The purpose of harrowing is to spread the the manure mounds more evenly across the pasture.

Without harrowing there are resultant green patches which cattle will avoid eating unless forced by the lack of other feed in the paddock. In order to force the cattle to nibble at these green mounds they must remain in the paddock for a longer period. This additional stay results in overgrazing the areas between green patches until finally they have no alternative but to nibble around the decomposing manure. The overgrazing slows down the recovery rate of the pasture (think of it as solar panels) and can lead to the dying out of some species and the increasing dominance of less palatable species (unwanted weeds).

Cattle manure is “free to good home” fertiliser. All that is required is to spread it evenly around the paddock and encourage a rapid incorporation into the soil. Leaving it as mounds over stimulates those patches while leaving the remaining pasture short of the free nutrient.

The harrows below are dragged behind a lightweight 4WD RTV and are small enough to work behind a quad bike. The paddocks on this property are about a hectare in size and the harrowing activity takes very little time and is performed as soon as the cattle have exited the paddock while the manure is still fresh and soft and spreads like butter.

Chain harrows in need of some repair
The harrows have a metal ring at the apex of the chains that is dropped over the tow ball for a quick connection.

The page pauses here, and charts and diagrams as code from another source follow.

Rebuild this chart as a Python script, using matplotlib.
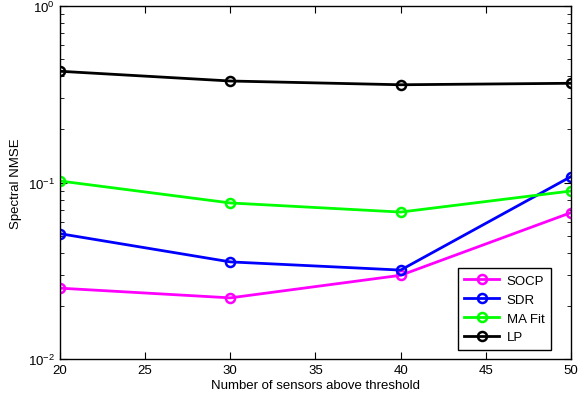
import matplotlib
matplotlib.use('Agg')
import matplotlib.pyplot as plt

plt.rcParams['font.family'] = ['Liberation Sans', 'DejaVu Sans']
plt.rcParams['mathtext.fontset'] = 'custom'
plt.rcParams['mathtext.rm'] = 'Liberation Sans'

# data
sensors = [20, 30, 40, 50]
socp = [0.0252, 0.0222, 0.0298, 0.0675]
sdr = [0.0513, 0.0355, 0.0319, 0.108]
ma_fit = [0.102, 0.0766, 0.068, 0.0895]
lp = [0.427, 0.376, 0.358, 0.365]

fig = plt.figure(figsize=(5.82, 4.02), dpi=100)
ax = fig.add_axes([0.103, 0.1045, 0.878, 0.878])

style = dict(marker='o', markerfacecolor='none', markersize=6.5, linewidth=2, markeredgewidth=1.8)
ax.plot(sensors, socp, color='#ff00ff', label='SOCP', **style)
ax.plot(sensors, sdr, color='#0000ff', label='SDR', **style)
ax.plot(sensors, ma_fit, color='#00ff00', label='MA Fit', **style)
ax.plot(sensors, lp, color='black', label='LP', **style)

ax.set_yscale('log')
ax.set_xlim(20, 50)
ax.set_ylim(1e-2, 1e0)
ax.set_xticks([20, 25, 30, 35, 40, 45, 50])
ax.tick_params(which='both', direction='in', top=True, right=True, labelsize=9.5)
ax.tick_params(which='major', length=5)
ax.tick_params(which='minor', length=3)
for s in ax.spines.values():
    s.set_linewidth(1)

ax.set_xlabel('Number of sensors above threshold', fontsize=9.5, labelpad=2)
ax.set_ylabel('Spectral NMSE', fontsize=9.5, labelpad=4)

leg = ax.legend(loc='lower right', bbox_to_anchor=(0.961, 0.0255), fontsize=9.5,
                fancybox=False, edgecolor='black', framealpha=1, handlelength=2.6,
                borderaxespad=0, labelspacing=0.5, handletextpad=0.6, borderpad=0.5)
leg.get_frame().set_linewidth(1)

fig.savefig('out.png', dpi=100)
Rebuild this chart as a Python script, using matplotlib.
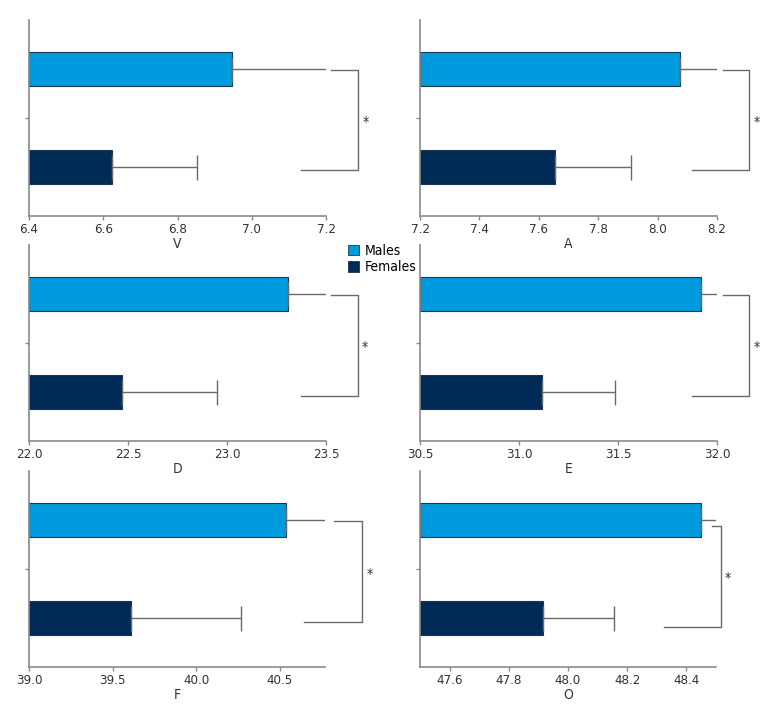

Once the harrowing is finished they are left at the entrance to the next cell. A white electric fence post is used as a marker for their location. Without the marker they are known to disappear in rapid growing grass.

The typical pattern left after harrowing. The manure is spread over  much larger area. These streaks disappear in just a few days.
A close up of the manure pat after harrowing
If there is excessive woody growth in a paddock and it needs slashing the slashing is completed first and then the paddock harrowed. Using a mulching mower rather than a slasher negates the separate step of harrowing.